Да, разумеется, слово имеет и иные значения, но в контексте духовно значимом, в сочетании с именами Христа и Богоматери, в разговоре о Евангелии требуется и соответствующий уровень словоупотребления.

И не оттого ли вычерчивает его перо такое кричащее слово — «бесы», обозначившее тему большого стихотворения, которое положило начало знаменитому периоду в поэтической жизни Пушкина, известного всем как Болдинская осень.

Замечательно соседство в собрании сочинений поэта: «Мадонна» и сразу вслед, на соседней странице — «Бесы».

Пушкин приезжает в Болдино в начале сентября 1830 года. История всем известна: необходимость уладить некоторые имущественные дела и формальности перед скорой женитьбой приводят поэта в отцовское имение, что в Лукояновском уезде Нижегородской губернии; как он предполагает, всего на несколько дней. Надвинувшаяся эпидемия холеры и установленные вокруг карантины задерживают его на три месяца. И эти три месяца — явление исключительное не только в биографии Пушкина или в истории литературы русской, но и мировой. Количество, конечно, никогда не было критерием в искусстве, но такое обилие шедевров, один за другим явившихся на свет в ту осень 1830 года, — повергает в невольное состояние и недоумения и восторга. И тем поразительнее, что начинается всё — с «Бесов».

Первые числа сентября. Погожая пора бабьего лета, ясный солнечный день, тишина.

Мчатся тучи, вьются тучи,

Невидимкою луна

Освещает снег летучий;

Мутно небо, ночь мутна.

Еду, еду в чистом поле;

Колокольчик дин-дин-дин...

В стихах — зимняя ненастная ночь. Пусть стихи были начаты ранее, но что-то же заставило к ним обратиться именно теперь. Зима, ночь, буран — тут не пейзаж с натуры, тут состояние души: холодное, мрачное, беспокойное.

Страшно, страшно поневоле

Средь неведомых равнин!

Пустыня мрачная, долина дикая... В этом же ряду возникают — наводящие страх неведомые равнины. И в их беспредельном пространстве —

Вижу: духи собралися

Средь белеющих равнин.

Бесконечны, безобразны,

В мутной месяца игре

Закружились бесы разны,

Будто листья в ноябре...

Сколько их! куда их гонят?

Что так жалобно поют?

Домового ли хоронят,

Ведьму ль замуж выдают?

Гармония и совершенство пушкинского стиха часто обманывает, прельщает нас: мы невольно переносим их на внутренний мир поэта, принимая за отражение его душевной гармонии. Но там порою —

Мутно небо, ночь мутна.

Мчатся бесы рой за роем

В беспредельной вышине,

Визгом жалобным и воем

Надрывая сердце мне...

(3, 176-177)

Сердце надрывается, а ум... Ум как будто бы отступил.

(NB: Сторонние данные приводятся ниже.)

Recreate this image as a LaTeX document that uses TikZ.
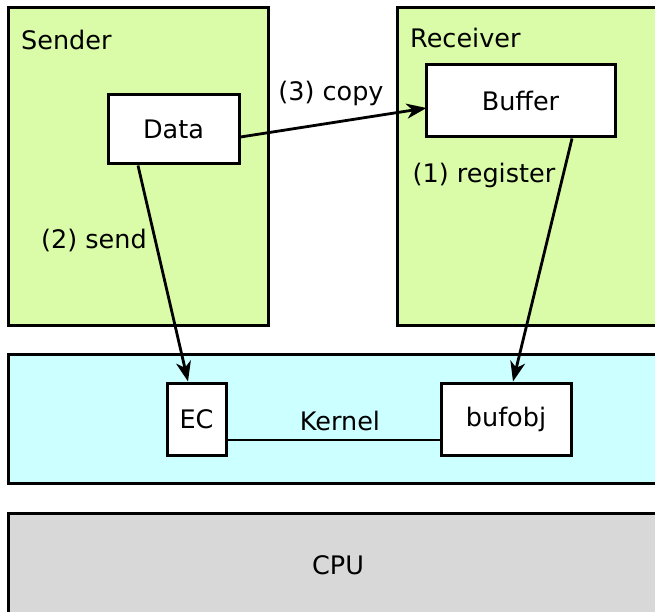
\documentclass[tikz,border=0pt]{standalone}
\usepackage{fontspec}
\setmainfont{DejaVu Sans}
\usetikzlibrary{arrows.meta}
\definecolor{procgreen}{RGB}{218,252,168}
\definecolor{kerncyan}{RGB}{204,255,255}
\definecolor{cpugrey}{RGB}{216,216,216}
\tikzset{
  region/.style={draw=black, line width=3pt},
  inbox/.style={draw=black, fill=white, line width=3pt, inner sep=0pt, font=\fontsize{25.5}{30}\selectfont},
  lbl/.style={font=\fontsize{25.5}{30}\selectfont, inner sep=0pt},
  conn/.style={line width=2.8pt, -{Stealth[length=20pt,width=15pt,inset=6pt]}},
  plain/.style={line width=2.8pt}
}
\begin{document}
\begin{tikzpicture}[x=1pt,y=-1pt]
\useasboundingbox (0,0) rectangle (655,612);
\clip (0,0) rectangle (655,612);
% regions
\draw[region, fill=procgreen] (8,8) rectangle (268,325);
\draw[region, fill=procgreen] (397,8) rectangle (680,325);
\draw[region, fill=kerncyan] (8,354) rectangle (680,483);
\draw[region, fill=cpugrey] (8,513) rectangle (680,640);
% region labels
\node[lbl, anchor=west] (sender) at (21,40) {Sender};
\node[lbl, anchor=west] (receiver) at (410,38) {Receiver};
\node[lbl] (kernel) at (340,421) {Kernel};
\node[lbl] (cpu) at (338,565) {CPU};
% inner boxes
\node[inbox, minimum width=131pt, minimum height=69pt] (data) at (173.5,129.5) {Data};
\node[inbox, minimum width=189pt, minimum height=72pt] (buffer) at (520.5,101) {Buffer};
\node[inbox, minimum width=59pt, minimum height=72pt] (ec) at (196.5,419) {EC};
\node[inbox, minimum width=130pt, minimum height=72pt] (bufobj) at (506,419) {bufobj};
% connectors
\draw[plain] ([yshift=-21pt]ec.east) -- ([yshift=-21pt]bufobj.west);
\draw[conn] ([xshift=-35.5pt]data.south) -- ([xshift=-8.5pt]ec.north);
\draw[conn] ([xshift=51.5pt]buffer.south) -- ([xshift=7pt]bufobj.north);
\draw[conn] ([yshift=-7.5pt]data.east) -- ([yshift=-7pt,xshift=2pt]buffer.west);
% connector labels
\node[lbl] (copylbl) at (331,93) {(3) copy};
\node[lbl] (reglbl) at (484,175) {(1) register};
\node[lbl] (sendlbl) at (94,240) {(2) send};
\end{tikzpicture}
\end{document}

Прежде (как и позднее) мятущейся душе посылался утешитель, умирявший и просветлявший внутреннее бытие поэта. Где же он теперь — средь неведомых равнин, страшащих бесовскими наваждениями? Где — серафим?

Он совсем рядом: в реальном пространстве чуть более чем в ста верстах — для Пушкина не расстояние. Преподобный Серафим, Саровский чудотворец, ещё жив в эти дни и будет жить ещё два года.

Но Пушкин рвется из Болдина в Москву, к своей Мадонне.

Величайший русский поэт и величайший русский святой не встретились. Величайшие в новое время. Это трагедия не только русской литературы, русской культуры, но, быть может, и всей русской истории. И вина — всецело на поэте.